Richard adds: “It’s amazing seeing the effect it has on the audience, especially schoolchildren and young people – the kids are engaged, bang, they’re there, right with you; you can hear a pin drop at key moments. And that just tells you how relevant To Kill a Mockingbird is today.”
Timeless appeal
Ah, relevance; reading the glowing reviews of Richard’s performance and the production as a whole to date, very few fail to emphasise the still vital significance and timely pertinence of the play 65 years on from the original book’s publication.
“To Kill a Mockingbird will always be relevant for a number of reasons,” says Richard. “Obviously, we still have major issues around racial injustice – and indeed, injustice full stop. And morality: questions around morality are always relevant, and should always be kept in check. But I think what’s particularly important, over and above but deeply connected to the race question, is how and what we teach children. The methods may change but I think we all agree that it’s vitally important that we teach children lessons of morality – simply, how to treat people well, and how to be in the world.”

And Richard’s place in the world, right now, is all about Atticus Finch; when I ask him what may come next on his schedule, although he hints at projects-to-come, he’s very keen to remain in the present.
“I love what I do, and I love the work, and there’s always something really exciting about finding the thing in every job that lights you up,” he says. “But I would definitely say that this production has been – and is – one of the highlights of my career: this story, this book and this character mean so much to me personally.
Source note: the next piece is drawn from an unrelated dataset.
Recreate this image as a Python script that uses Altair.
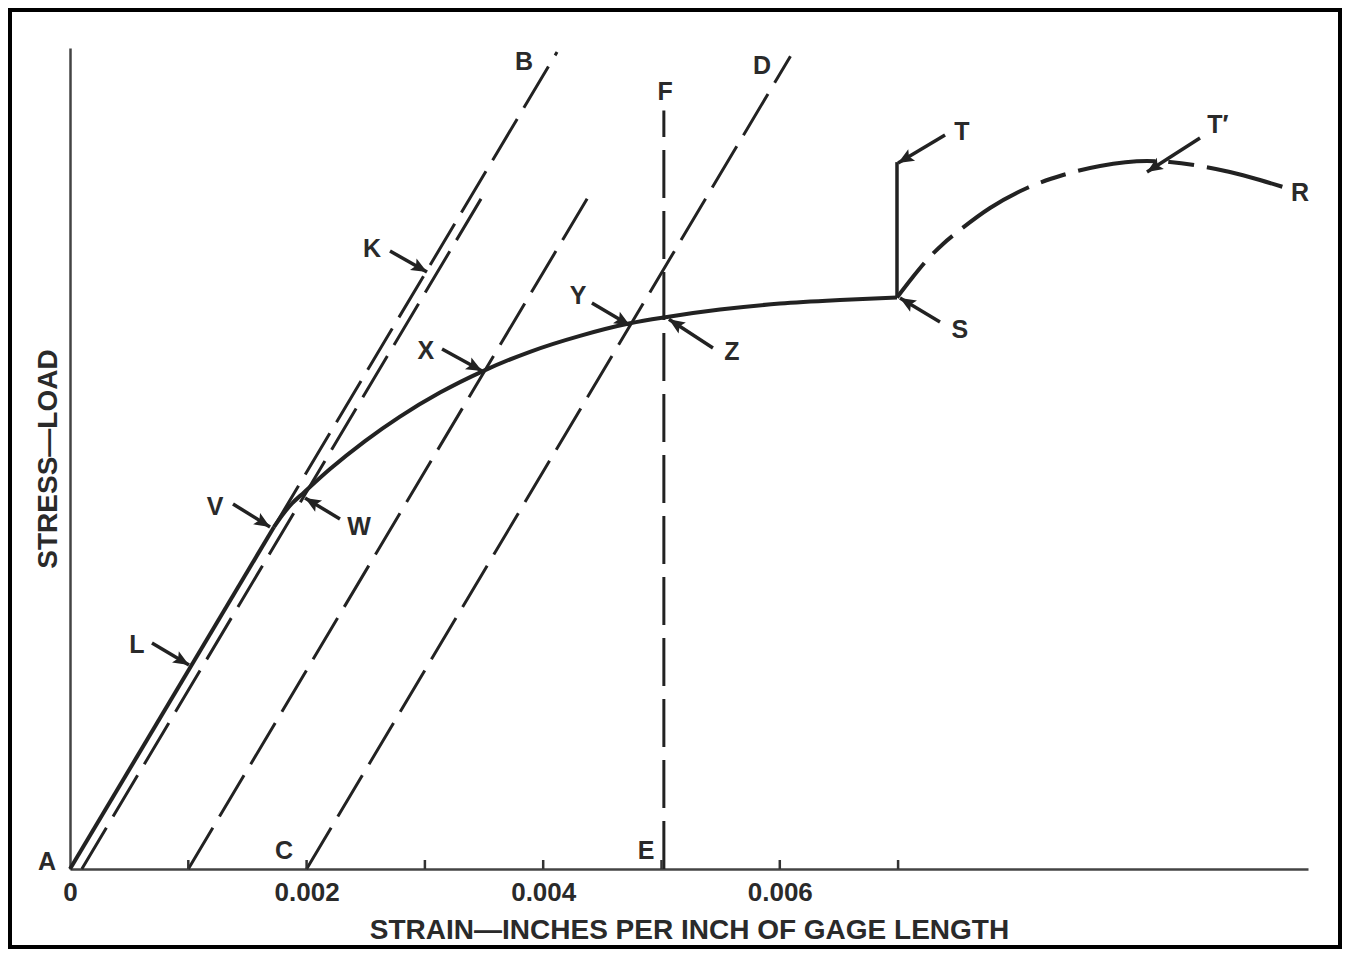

That’s why I came back for the tour; I want to put my passion into telling this story again and again. And it’s really important to bring the production out, away from the London bubble; it’s vital that theatre is accessible to everybody.”
Before our conversation ends, Richard and I end up back-and-forthing a bit more about his previous statement regarding the importance of learning how to treat people well. Are we getting there, Richard?
“Ah, that’s almost the last line of the play!” he says. “Atticus says, ‘Joy cometh in the morning’, and the Finch family’s African-American housekeeper Calpurnia responds, ‘Morning’s taking its sweet time getting here’. But yes, we’re getting there; I really believe we are.”
And Richard Coyle’s Atticus Finch is one of the best tour guides we could choose to rely on to assist us on that journey.